___ Data lines

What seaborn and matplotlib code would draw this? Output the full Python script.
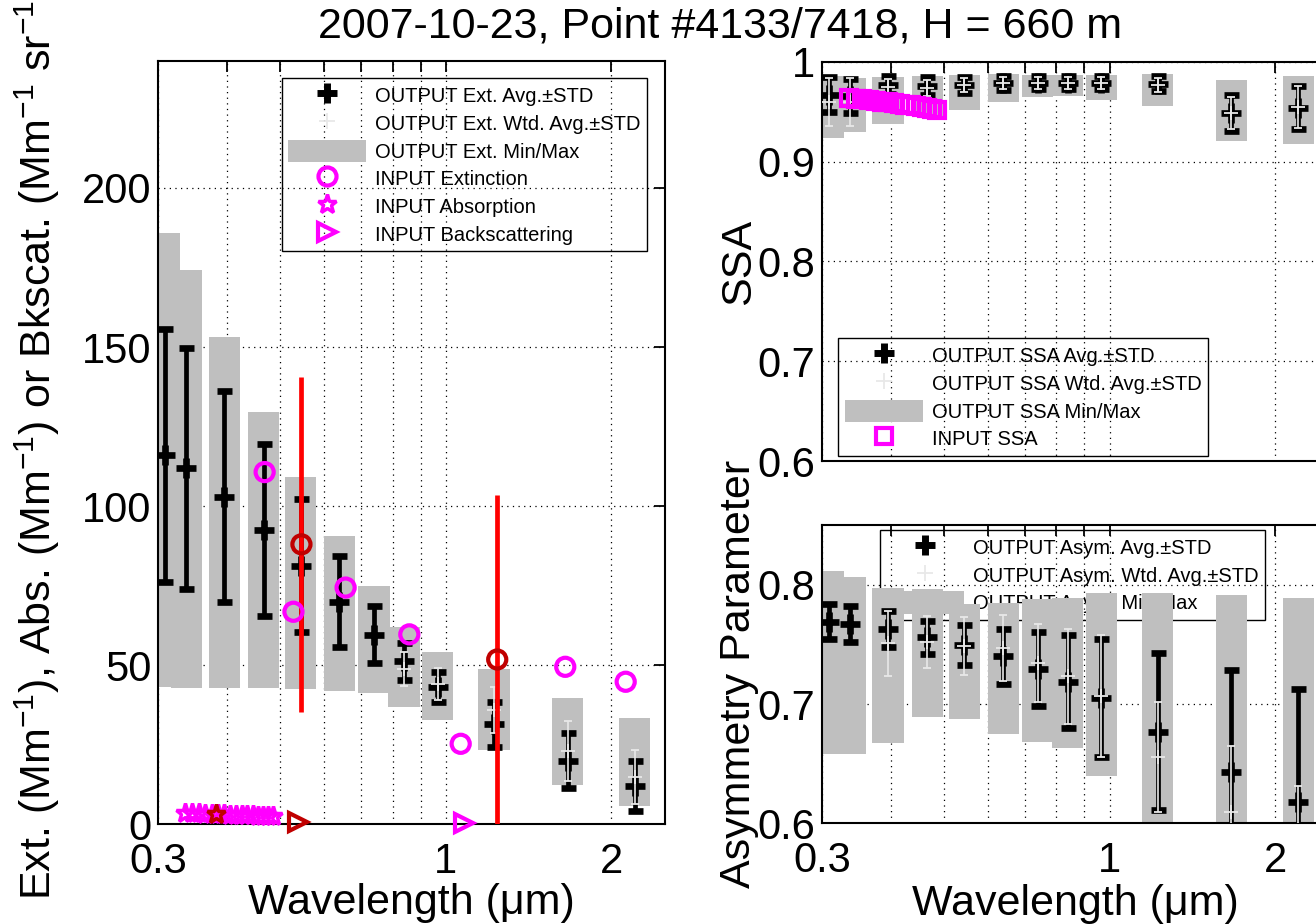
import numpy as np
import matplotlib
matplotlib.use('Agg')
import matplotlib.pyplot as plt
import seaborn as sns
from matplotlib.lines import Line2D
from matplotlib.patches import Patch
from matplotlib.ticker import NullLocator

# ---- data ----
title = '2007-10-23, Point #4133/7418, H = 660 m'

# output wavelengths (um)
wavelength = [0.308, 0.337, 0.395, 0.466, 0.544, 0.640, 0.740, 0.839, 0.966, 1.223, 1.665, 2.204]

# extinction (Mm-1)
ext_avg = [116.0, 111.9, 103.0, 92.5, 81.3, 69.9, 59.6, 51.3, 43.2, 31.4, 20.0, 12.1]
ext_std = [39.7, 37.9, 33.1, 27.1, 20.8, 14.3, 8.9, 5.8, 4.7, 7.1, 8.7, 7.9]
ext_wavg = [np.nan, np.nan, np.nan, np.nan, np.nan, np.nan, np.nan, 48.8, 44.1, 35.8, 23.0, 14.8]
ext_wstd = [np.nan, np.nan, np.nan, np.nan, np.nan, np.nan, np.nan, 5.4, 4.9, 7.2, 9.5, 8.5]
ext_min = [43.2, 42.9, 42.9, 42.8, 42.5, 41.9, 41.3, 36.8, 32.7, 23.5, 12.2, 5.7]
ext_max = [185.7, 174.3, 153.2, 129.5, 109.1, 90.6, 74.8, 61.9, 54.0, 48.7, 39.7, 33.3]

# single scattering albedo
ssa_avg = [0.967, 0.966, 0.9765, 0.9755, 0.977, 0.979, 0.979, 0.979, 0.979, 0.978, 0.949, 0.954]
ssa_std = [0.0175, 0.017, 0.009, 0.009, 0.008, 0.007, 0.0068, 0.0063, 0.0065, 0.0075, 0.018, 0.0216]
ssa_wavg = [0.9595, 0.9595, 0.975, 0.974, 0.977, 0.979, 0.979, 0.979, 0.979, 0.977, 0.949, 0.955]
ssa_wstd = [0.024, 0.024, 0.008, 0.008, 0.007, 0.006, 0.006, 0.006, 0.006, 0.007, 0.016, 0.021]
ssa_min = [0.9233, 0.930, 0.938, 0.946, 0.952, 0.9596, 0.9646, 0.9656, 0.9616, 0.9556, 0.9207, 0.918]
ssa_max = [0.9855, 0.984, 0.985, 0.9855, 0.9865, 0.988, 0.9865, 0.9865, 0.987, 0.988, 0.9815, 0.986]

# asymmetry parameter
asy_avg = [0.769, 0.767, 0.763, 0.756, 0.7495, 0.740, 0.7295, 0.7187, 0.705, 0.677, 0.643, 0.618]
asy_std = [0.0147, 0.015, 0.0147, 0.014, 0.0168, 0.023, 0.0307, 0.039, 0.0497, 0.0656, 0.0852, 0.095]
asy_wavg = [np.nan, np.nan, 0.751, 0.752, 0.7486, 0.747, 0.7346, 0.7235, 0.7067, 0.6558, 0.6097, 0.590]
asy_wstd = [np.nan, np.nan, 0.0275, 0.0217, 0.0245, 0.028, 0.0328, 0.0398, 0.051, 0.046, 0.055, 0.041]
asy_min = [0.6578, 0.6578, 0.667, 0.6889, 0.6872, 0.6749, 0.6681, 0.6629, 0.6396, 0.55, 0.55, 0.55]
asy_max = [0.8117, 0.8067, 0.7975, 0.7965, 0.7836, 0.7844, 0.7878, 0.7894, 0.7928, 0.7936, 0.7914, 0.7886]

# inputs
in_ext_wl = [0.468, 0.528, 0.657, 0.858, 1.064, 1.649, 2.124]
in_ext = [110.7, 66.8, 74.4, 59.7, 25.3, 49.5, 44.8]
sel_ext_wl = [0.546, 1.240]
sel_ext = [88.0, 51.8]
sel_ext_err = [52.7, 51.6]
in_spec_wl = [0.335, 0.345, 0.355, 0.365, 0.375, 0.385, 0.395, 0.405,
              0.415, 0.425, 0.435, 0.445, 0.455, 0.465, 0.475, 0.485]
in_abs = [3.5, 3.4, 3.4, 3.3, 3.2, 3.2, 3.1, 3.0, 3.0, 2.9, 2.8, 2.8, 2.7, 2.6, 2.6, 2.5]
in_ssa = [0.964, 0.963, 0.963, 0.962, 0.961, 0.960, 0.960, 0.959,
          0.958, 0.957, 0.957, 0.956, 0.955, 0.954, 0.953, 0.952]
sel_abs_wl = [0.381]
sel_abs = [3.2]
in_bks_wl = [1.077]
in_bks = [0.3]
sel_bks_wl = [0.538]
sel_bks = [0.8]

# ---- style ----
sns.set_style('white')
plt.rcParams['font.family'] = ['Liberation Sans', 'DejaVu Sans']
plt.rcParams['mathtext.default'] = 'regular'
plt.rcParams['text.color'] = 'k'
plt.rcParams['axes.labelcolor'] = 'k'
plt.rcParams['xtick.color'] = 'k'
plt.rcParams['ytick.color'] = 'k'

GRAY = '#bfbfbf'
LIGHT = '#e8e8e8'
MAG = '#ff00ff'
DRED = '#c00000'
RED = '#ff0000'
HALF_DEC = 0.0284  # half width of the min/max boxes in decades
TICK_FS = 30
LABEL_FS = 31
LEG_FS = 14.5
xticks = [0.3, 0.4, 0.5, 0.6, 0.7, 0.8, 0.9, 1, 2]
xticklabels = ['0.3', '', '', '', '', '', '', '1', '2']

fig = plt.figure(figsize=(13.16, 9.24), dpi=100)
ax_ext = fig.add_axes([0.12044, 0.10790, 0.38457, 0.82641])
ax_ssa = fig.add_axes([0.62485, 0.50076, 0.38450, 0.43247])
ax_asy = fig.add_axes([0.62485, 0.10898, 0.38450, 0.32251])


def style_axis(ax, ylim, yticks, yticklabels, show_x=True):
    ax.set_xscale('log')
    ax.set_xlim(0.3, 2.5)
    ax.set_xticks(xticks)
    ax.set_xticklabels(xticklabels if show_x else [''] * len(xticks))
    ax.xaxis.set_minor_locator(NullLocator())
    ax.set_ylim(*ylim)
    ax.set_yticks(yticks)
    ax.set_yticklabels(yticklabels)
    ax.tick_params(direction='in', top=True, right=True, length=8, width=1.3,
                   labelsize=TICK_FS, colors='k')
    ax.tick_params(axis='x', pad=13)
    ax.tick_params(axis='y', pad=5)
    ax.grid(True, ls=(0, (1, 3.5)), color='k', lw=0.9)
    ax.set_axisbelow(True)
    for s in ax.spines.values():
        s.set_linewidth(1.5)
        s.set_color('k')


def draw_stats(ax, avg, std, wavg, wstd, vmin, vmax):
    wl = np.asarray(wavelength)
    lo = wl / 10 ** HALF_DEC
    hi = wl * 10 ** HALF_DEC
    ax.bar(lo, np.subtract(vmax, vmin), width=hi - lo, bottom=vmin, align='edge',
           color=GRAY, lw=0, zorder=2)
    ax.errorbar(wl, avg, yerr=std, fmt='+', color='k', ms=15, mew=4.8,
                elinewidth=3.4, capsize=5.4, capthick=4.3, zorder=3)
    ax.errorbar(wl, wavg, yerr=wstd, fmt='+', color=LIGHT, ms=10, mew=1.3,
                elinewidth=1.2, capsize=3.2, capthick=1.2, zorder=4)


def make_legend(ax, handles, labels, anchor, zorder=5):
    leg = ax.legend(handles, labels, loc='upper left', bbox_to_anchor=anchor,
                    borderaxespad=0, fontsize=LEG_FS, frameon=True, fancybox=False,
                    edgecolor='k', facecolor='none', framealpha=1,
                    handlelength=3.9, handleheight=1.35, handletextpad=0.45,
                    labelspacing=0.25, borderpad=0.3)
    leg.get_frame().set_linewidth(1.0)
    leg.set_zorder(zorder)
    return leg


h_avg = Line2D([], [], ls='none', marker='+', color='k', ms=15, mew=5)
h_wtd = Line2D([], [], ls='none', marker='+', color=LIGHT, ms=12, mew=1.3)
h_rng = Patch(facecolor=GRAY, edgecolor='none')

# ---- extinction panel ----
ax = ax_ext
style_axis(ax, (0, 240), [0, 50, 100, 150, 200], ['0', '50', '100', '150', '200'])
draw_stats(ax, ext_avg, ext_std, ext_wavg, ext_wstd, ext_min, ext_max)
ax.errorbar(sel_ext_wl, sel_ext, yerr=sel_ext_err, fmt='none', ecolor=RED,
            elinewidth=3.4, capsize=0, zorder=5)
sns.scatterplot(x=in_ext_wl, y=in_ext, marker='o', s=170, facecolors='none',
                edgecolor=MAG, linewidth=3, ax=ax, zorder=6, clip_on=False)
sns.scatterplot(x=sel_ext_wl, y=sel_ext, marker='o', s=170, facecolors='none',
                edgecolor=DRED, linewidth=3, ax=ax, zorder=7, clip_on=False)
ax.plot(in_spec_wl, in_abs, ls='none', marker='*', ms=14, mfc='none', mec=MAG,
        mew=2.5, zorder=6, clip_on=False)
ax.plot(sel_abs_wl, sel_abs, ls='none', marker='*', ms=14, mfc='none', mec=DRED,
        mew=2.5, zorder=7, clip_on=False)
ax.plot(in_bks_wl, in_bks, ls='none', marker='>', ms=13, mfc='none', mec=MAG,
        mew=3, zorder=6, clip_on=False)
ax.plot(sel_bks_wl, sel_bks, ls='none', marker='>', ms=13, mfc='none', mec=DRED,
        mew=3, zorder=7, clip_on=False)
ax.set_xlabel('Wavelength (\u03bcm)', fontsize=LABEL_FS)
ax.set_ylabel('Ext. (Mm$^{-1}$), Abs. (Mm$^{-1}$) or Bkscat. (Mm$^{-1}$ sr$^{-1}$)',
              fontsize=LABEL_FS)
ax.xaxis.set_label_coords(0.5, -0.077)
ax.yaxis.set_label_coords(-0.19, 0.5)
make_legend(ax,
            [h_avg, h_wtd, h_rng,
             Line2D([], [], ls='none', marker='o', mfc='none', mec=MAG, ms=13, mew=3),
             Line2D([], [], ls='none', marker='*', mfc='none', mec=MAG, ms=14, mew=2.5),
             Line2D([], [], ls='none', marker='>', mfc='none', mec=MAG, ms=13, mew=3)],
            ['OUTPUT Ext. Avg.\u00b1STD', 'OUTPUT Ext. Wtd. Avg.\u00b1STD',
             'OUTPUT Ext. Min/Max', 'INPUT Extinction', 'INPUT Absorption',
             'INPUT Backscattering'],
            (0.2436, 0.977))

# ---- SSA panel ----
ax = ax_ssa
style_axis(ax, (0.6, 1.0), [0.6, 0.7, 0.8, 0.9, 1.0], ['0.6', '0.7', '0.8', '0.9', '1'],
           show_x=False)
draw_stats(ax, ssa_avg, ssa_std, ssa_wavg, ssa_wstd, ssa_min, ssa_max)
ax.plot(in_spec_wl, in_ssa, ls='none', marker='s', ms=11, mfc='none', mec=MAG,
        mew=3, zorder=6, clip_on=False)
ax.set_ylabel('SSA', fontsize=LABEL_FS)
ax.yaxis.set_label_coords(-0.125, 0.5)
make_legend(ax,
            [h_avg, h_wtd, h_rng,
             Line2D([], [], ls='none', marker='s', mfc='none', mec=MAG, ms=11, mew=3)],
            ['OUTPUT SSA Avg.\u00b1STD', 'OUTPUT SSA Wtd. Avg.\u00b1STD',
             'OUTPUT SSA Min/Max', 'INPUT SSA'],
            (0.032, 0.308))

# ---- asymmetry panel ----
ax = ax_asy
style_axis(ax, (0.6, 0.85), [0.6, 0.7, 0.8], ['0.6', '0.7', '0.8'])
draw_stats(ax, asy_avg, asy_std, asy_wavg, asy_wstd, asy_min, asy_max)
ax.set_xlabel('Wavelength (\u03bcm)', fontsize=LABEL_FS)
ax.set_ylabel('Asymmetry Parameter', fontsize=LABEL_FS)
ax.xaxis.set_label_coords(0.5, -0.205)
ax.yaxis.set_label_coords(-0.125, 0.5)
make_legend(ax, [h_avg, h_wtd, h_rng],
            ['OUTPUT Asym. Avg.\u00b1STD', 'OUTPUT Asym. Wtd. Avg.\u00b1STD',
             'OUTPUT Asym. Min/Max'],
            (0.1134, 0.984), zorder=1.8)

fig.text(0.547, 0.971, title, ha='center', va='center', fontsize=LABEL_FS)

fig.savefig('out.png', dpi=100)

______

#### Problem description
Restate each line from the start of the listing through the line bearing "48.7, 39.7, 33.3]" word for word. Drop the pictures.

#### Exercise result
What seaborn and matplotlib code would draw this? Output the full Python script.
import numpy as np
import matplotlib
matplotlib.use('Agg')
import matplotlib.pyplot as plt
import seaborn as sns
from matplotlib.lines import Line2D
from matplotlib.patches import Patch
from matplotlib.ticker import NullLocator

# ---- data ----
title = '2007-10-23, Point #4133/7418, H = 660 m'

# output wavelengths (um)
wavelength = [0.308, 0.337, 0.395, 0.466, 0.544, 0.640, 0.740, 0.839, 0.966, 1.223, 1.665, 2.204]

# extinction (Mm-1)
ext_avg = [116.0, 111.9, 103.0, 92.5, 81.3, 69.9, 59.6, 51.3, 43.2, 31.4, 20.0, 12.1]
ext_std = [39.7, 37.9, 33.1, 27.1, 20.8, 14.3, 8.9, 5.8, 4.7, 7.1, 8.7, 7.9]
ext_wavg = [np.nan, np.nan, np.nan, np.nan, np.nan, np.nan, np.nan, 48.8, 44.1, 35.8, 23.0, 14.8]
ext_wstd = [np.nan, np.nan, np.nan, np.nan, np.nan, np.nan, np.nan, 5.4, 4.9, 7.2, 9.5, 8.5]
ext_min = [43.2, 42.9, 42.9, 42.8, 42.5, 41.9, 41.3, 36.8, 32.7, 23.5, 12.2, 5.7]
ext_max = [185.7, 174.3, 153.2, 129.5, 109.1, 90.6, 74.8, 61.9, 54.0, 48.7, 39.7, 33.3]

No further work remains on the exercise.